The passing of a spouse may necessitate adjustments to your estate plan. Here are the key steps to review:

  • Review Estate Documents: Ensure that your will, trust, and other important estate planning documents reflect your current wishes and circumstances. This includes verifying that powers of attorney and healthcare directives are up to date.
  • Reassess Estate Tax Situation: If you inherited assets, your estate tax situation may have changed. Consulting with an expert can help minimize tax burdens and protect the wealth you’ve inherited.
  • Update Beneficiary Designations: Review all beneficiary designations on accounts, such as life insurance, retirement funds, and bank accounts, ensuring they align with your current preferences.
  • Charitable Giving: If charitable donations are important to you, consider how you can incorporate philanthropy into your estate plan while ensuring the needs of your beneficiaries are also met.

Estate planning is not just about passing on assets—it’s about creating clarity and reducing the burden for your loved ones.
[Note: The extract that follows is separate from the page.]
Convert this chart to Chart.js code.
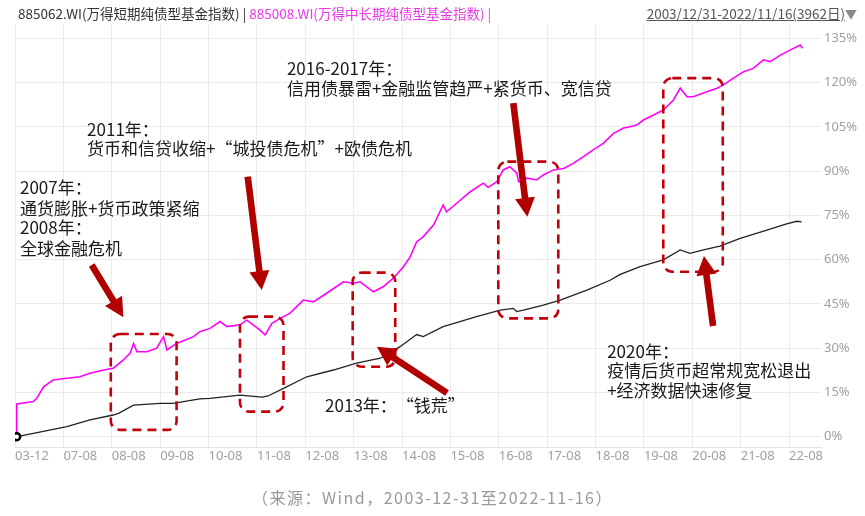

A wealth manager can help you update your estate plan to reflect your values and ensure your family’s financial future is secure.

Understanding the Difference Between a Will and Estate Planning

Many assume that a will is enough to manage a deceased spouse’s financial affairs, but comprehensive estate planning is much broader. A will specifies how assets should be distributed, but it doesn’t address taxes, probate, or financial protections.

Estate planning involves not only a will but also trusts, powers of attorney, healthcare directives, and more. A well-structured estate plan can minimize taxes, avoid probate, and ensure your family’s financial well-being. With proper planning, heirs can avoid delays in accessing assets and avoid unnecessary legal battles.